If it looks like a  duck and it quacks like a duck, it’s probably not even a small aquatic bird—that’s the message from the European Space Agency concerning Saturn’s moon, Titan, which has a surface that bears a stunning physical likeness to Earth but little else.

On January 15 (NZT), more than a billion kilometres from Earth, the ESA’s Huygens Probe successfully parachuted through a thick, hazy atmosphere to land without incident on pumpkin-coloured Titan.

Photographs show a terrain molded by deceptively earth-like geophysical processes, but these processes operate in alien conditions (temperatures are below -170° C).

Settling close to a “shoreline” where hills rise out of a flat darker expanse, the probe relayed a wealth of data to the orbiting craft Cassini.

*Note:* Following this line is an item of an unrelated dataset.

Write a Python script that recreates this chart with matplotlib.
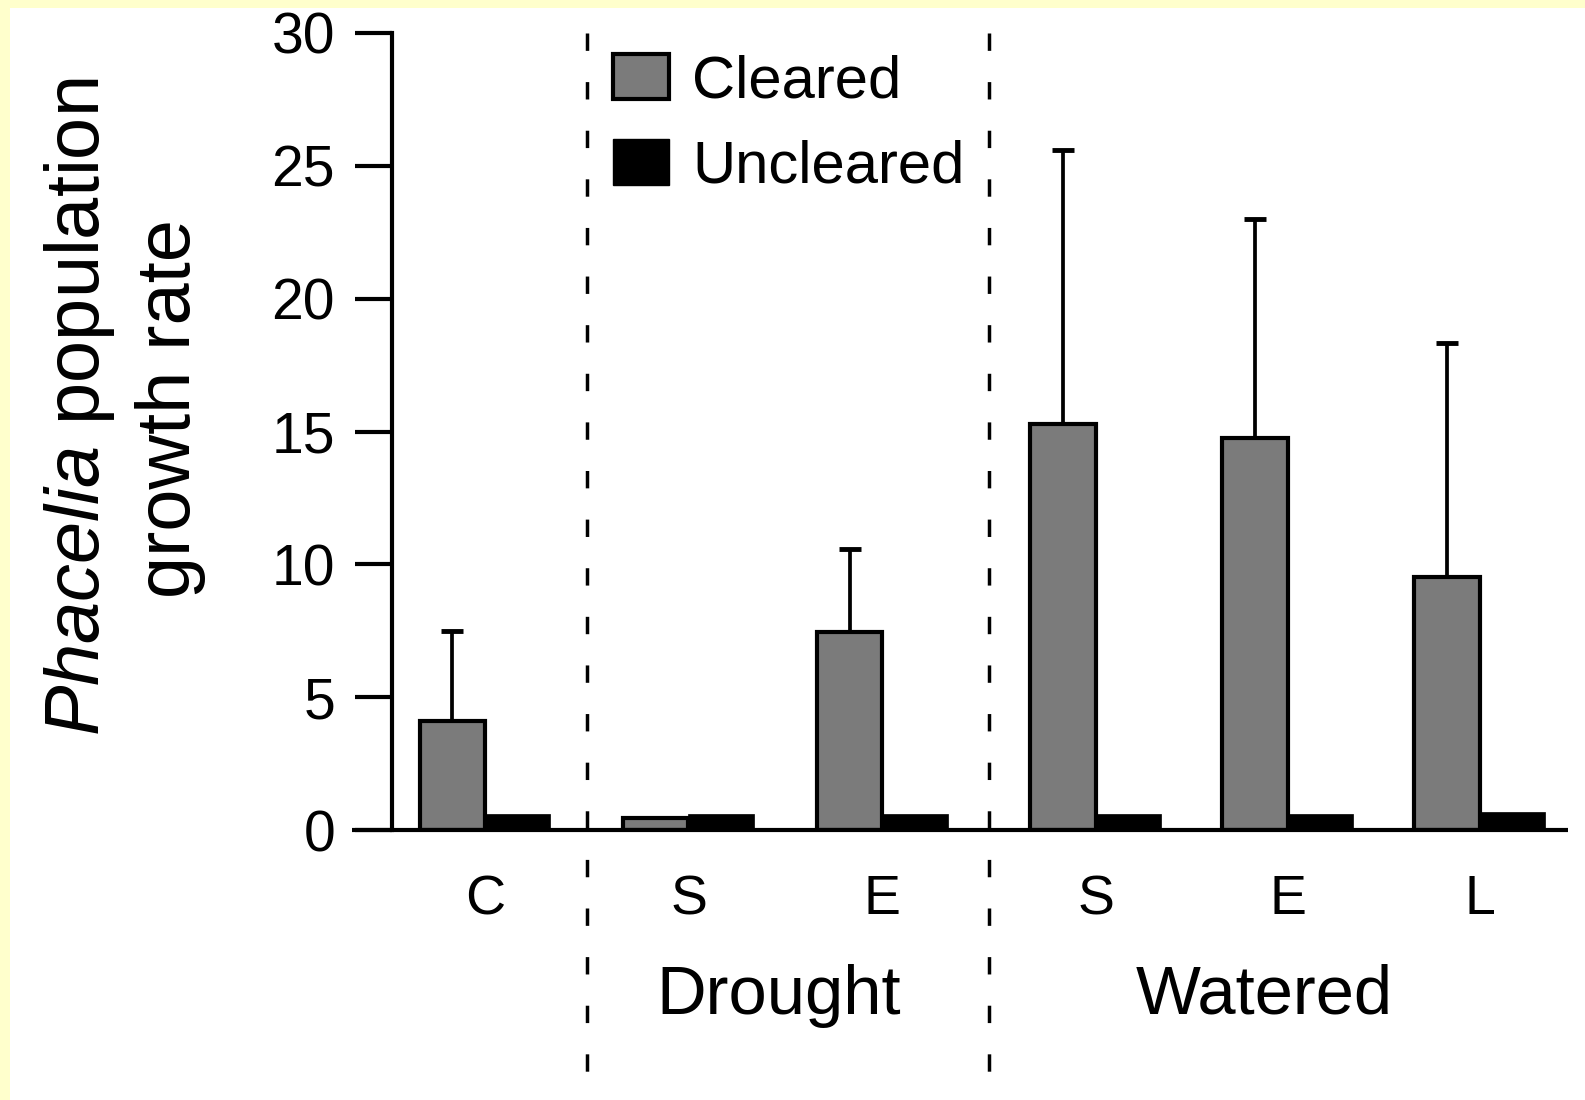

The landing surface—probed by Huygens’ instruments—has been described by ESA scientists as “wet sand—the consistency of creme brulee.”

Onboard instruments also detected bursts of methane gas boiling out of the surface as the craft warmed the ground with which it was in contact.

Titan’s atmosphere is rich in organic compounds, formed by the interaction of methane with sunlight. The result is a smog similar to that found over large, heavily polluted cities.

The moon surface appears crater-free, implying an active geology. There is clear evidence of precipita­tion, erosion, mechanical abrasion and other fluvial activity, but where many of the geophysical processes look terrestrial, the chemistry involved is spectacularly different.

Rather than liquid water, Titan has liquid methane, which wells up in springs or falls as rain. This precipita­tion is channeled into river systems that empty into lakebeds, strongly similar to Earth’s. Titan’s rivers and lakes seem to be dry at the mo­ment, but it is likely that liquids were present recently.

Hard water-ice, in pebble and boulder form, dots the landscape, the Earthly equivalent of silicate rocks, and hydrocarbon particles settling out of the atmosphere are a stand-in for dirt. There is also evi­dence of active volcanism, but the Titanian volcanoes issue very cold ice and ammonia rather than lava.